### Task details
Leave out every picture. Copy exactly the lines from the one holding "Clone this chart in Altair." through the one holding "890, 907, 898, 884, 929, 941, 950, 936, 924]".

### Entries

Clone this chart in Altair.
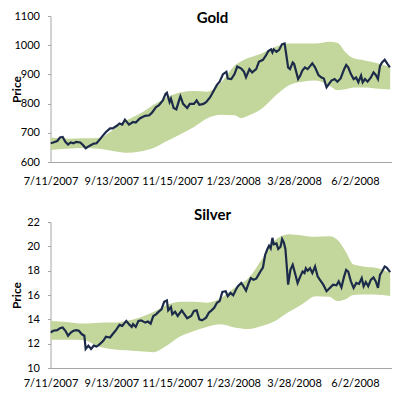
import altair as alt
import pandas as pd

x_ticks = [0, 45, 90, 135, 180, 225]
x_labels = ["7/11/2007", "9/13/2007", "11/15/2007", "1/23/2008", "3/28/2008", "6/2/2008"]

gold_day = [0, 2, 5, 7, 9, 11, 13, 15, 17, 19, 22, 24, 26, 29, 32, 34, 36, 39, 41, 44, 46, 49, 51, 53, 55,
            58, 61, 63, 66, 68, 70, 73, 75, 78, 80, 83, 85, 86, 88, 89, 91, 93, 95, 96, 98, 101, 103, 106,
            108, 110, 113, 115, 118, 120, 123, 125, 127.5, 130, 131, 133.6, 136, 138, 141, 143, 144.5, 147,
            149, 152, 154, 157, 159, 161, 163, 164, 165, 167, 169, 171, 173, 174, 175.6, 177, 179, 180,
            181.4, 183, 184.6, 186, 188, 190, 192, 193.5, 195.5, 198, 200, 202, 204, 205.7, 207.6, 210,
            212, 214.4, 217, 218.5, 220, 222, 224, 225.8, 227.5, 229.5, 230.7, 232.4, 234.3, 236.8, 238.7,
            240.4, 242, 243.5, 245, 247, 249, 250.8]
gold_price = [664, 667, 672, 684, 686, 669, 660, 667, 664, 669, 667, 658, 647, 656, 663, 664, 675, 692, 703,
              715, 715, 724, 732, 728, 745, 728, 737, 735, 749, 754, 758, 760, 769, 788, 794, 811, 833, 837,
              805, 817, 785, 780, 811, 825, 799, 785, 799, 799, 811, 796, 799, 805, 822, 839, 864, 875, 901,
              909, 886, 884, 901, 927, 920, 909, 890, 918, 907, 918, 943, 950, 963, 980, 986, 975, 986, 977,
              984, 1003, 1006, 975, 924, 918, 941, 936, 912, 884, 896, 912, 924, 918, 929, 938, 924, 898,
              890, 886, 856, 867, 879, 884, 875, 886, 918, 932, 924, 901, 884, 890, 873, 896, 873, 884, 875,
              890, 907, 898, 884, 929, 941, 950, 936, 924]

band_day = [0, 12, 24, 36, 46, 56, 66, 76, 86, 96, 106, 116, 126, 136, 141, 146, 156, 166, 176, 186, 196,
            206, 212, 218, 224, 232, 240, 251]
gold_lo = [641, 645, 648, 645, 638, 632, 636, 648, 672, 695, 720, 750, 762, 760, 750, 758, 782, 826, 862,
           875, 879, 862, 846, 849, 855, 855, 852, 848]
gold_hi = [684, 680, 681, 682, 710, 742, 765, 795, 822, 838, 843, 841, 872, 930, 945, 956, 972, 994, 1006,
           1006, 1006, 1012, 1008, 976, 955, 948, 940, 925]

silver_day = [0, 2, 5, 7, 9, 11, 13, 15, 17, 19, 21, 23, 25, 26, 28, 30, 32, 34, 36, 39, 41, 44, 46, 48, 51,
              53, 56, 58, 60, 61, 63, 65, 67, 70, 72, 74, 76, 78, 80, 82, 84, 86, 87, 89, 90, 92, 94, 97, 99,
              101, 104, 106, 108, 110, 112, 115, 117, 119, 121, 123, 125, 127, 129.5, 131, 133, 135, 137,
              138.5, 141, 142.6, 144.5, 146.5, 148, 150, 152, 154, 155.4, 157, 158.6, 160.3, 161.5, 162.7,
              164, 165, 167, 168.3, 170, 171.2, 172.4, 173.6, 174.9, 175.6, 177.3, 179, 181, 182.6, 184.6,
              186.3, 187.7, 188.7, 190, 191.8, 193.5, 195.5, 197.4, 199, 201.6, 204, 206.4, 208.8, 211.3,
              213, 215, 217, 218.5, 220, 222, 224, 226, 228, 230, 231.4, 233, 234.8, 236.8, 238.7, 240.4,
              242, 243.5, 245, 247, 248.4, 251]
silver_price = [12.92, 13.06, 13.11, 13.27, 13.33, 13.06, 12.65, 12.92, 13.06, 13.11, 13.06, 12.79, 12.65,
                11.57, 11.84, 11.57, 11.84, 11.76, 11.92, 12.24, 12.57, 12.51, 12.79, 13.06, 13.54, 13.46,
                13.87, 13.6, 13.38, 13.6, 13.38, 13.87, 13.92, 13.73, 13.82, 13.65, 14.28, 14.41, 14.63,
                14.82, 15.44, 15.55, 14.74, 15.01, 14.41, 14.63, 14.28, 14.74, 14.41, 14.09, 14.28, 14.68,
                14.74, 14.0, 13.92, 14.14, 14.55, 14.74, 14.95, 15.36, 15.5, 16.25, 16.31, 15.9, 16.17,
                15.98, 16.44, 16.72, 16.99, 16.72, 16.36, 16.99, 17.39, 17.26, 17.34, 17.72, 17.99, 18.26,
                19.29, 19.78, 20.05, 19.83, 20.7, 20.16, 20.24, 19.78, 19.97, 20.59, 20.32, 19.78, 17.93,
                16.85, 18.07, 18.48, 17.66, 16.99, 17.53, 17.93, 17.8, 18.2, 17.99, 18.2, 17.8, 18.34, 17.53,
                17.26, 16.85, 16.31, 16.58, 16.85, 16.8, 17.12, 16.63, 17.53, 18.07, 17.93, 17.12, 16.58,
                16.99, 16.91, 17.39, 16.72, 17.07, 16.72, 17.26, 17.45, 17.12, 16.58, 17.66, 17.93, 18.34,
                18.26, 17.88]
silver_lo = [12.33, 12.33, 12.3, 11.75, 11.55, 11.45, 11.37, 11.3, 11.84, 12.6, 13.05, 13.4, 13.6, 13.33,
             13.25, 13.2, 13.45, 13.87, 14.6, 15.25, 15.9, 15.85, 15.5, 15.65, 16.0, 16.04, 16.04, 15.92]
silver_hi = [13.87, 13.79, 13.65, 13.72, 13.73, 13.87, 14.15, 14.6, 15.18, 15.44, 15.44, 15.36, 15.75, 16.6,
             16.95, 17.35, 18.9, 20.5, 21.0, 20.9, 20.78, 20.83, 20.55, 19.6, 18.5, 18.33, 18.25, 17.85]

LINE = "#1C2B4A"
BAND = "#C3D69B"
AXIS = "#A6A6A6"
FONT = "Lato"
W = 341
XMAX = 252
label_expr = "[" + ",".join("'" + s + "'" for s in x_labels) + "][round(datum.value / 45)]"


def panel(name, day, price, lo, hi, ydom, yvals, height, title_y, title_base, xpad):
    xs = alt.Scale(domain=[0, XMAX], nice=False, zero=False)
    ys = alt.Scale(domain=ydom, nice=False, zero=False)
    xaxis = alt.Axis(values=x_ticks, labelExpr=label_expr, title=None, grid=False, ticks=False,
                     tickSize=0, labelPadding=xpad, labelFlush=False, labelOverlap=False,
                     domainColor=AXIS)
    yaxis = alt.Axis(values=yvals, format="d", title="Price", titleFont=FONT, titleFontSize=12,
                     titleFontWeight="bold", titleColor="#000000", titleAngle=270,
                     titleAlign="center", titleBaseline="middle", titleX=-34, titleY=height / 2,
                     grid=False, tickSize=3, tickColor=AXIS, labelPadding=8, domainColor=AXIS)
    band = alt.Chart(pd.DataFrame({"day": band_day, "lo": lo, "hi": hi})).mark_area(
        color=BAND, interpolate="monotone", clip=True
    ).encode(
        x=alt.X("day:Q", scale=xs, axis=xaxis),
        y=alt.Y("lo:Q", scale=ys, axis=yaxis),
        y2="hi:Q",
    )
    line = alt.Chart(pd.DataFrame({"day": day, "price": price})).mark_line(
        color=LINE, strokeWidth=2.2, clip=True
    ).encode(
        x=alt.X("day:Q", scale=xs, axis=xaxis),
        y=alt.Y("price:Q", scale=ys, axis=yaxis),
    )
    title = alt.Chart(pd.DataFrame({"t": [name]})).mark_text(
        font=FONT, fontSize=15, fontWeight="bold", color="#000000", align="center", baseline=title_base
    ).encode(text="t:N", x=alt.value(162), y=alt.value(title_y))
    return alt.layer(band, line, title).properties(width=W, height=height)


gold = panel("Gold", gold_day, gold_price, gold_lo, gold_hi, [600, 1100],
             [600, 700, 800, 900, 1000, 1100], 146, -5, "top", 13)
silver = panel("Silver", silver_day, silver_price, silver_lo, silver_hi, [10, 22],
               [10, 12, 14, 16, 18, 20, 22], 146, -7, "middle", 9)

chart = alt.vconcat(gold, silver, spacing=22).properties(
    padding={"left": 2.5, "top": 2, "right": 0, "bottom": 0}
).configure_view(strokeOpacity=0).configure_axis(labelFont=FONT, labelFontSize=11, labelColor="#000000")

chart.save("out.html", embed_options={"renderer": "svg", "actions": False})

...

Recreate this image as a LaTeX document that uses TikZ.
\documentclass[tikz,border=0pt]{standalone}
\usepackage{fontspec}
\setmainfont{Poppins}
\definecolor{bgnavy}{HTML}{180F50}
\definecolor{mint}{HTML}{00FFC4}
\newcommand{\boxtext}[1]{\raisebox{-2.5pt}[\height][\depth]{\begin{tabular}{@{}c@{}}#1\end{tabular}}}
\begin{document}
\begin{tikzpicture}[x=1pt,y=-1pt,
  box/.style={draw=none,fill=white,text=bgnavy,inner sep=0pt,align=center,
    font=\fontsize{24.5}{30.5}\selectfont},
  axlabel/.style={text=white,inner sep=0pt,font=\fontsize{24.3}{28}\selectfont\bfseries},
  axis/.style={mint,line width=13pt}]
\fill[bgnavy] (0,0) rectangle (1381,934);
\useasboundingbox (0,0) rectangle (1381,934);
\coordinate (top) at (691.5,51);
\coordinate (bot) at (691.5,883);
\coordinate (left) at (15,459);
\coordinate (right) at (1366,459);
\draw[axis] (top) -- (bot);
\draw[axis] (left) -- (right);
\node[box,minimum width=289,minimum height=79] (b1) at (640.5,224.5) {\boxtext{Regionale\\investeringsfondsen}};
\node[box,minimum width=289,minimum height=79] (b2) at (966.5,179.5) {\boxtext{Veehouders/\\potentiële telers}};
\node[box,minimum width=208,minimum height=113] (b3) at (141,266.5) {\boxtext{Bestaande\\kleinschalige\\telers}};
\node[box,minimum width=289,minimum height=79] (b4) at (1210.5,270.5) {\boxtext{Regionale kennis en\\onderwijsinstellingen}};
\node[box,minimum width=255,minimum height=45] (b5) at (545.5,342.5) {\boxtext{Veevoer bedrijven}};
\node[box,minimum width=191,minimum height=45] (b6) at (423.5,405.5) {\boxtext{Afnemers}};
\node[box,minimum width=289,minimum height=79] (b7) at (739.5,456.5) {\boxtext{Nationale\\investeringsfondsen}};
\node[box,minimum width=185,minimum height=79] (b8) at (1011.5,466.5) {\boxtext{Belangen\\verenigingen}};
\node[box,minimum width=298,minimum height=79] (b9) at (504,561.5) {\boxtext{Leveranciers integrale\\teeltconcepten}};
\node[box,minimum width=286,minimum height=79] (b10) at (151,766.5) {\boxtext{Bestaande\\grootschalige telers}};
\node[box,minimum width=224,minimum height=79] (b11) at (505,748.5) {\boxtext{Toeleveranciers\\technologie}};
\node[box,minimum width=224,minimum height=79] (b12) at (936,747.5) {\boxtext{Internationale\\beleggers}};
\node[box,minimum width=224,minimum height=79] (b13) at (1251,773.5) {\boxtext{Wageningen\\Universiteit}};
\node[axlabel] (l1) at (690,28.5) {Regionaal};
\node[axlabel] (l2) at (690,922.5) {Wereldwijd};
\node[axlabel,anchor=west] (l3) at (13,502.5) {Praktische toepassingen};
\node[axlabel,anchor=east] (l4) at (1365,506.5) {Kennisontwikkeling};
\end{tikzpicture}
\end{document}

### Correct result
Clone this chart in Altair.
import altair as alt
import pandas as pd

x_ticks = [0, 45, 90, 135, 180, 225]
x_labels = ["7/11/2007", "9/13/2007", "11/15/2007", "1/23/2008", "3/28/2008", "6/2/2008"]

gold_day = [0, 2, 5, 7, 9, 11, 13, 15, 17, 19, 22, 24, 26, 29, 32, 34, 36, 39, 41, 44, 46, 49, 51, 53, 55,
            58, 61, 63, 66, 68, 70, 73, 75, 78, 80, 83, 85, 86, 88, 89, 91, 93, 95, 96, 98, 101, 103, 106,
            108, 110, 113, 115, 118, 120, 123, 125, 127.5, 130, 131, 133.6, 136, 138, 141, 143, 144.5, 147,
            149, 152, 154, 157, 159, 161, 163, 164, 165, 167, 169, 171, 173, 174, 175.6, 177, 179, 180,
            181.4, 183, 184.6, 186, 188, 190, 192, 193.5, 195.5, 198, 200, 202, 204, 205.7, 207.6, 210,
            212, 214.4, 217, 218.5, 220, 222, 224, 225.8, 227.5, 229.5, 230.7, 232.4, 234.3, 236.8, 238.7,
            240.4, 242, 243.5, 245, 247, 249, 250.8]
gold_price = [664, 667, 672, 684, 686, 669, 660, 667, 664, 669, 667, 658, 647, 656, 663, 664, 675, 692, 703,
              715, 715, 724, 732, 728, 745, 728, 737, 735, 749, 754, 758, 760, 769, 788, 794, 811, 833, 837,
              805, 817, 785, 780, 811, 825, 799, 785, 799, 799, 811, 796, 799, 805, 822, 839, 864, 875, 901,
              909, 886, 884, 901, 927, 920, 909, 890, 918, 907, 918, 943, 950, 963, 980, 986, 975, 986, 977,
              984, 1003, 1006, 975, 924, 918, 941, 936, 912, 884, 896, 912, 924, 918, 929, 938, 924, 898,
              890, 886, 856, 867, 879, 884, 875, 886, 918, 932, 924, 901, 884, 890, 873, 896, 873, 884, 875,
              890, 907, 898, 884, 929, 941, 950, 936, 924]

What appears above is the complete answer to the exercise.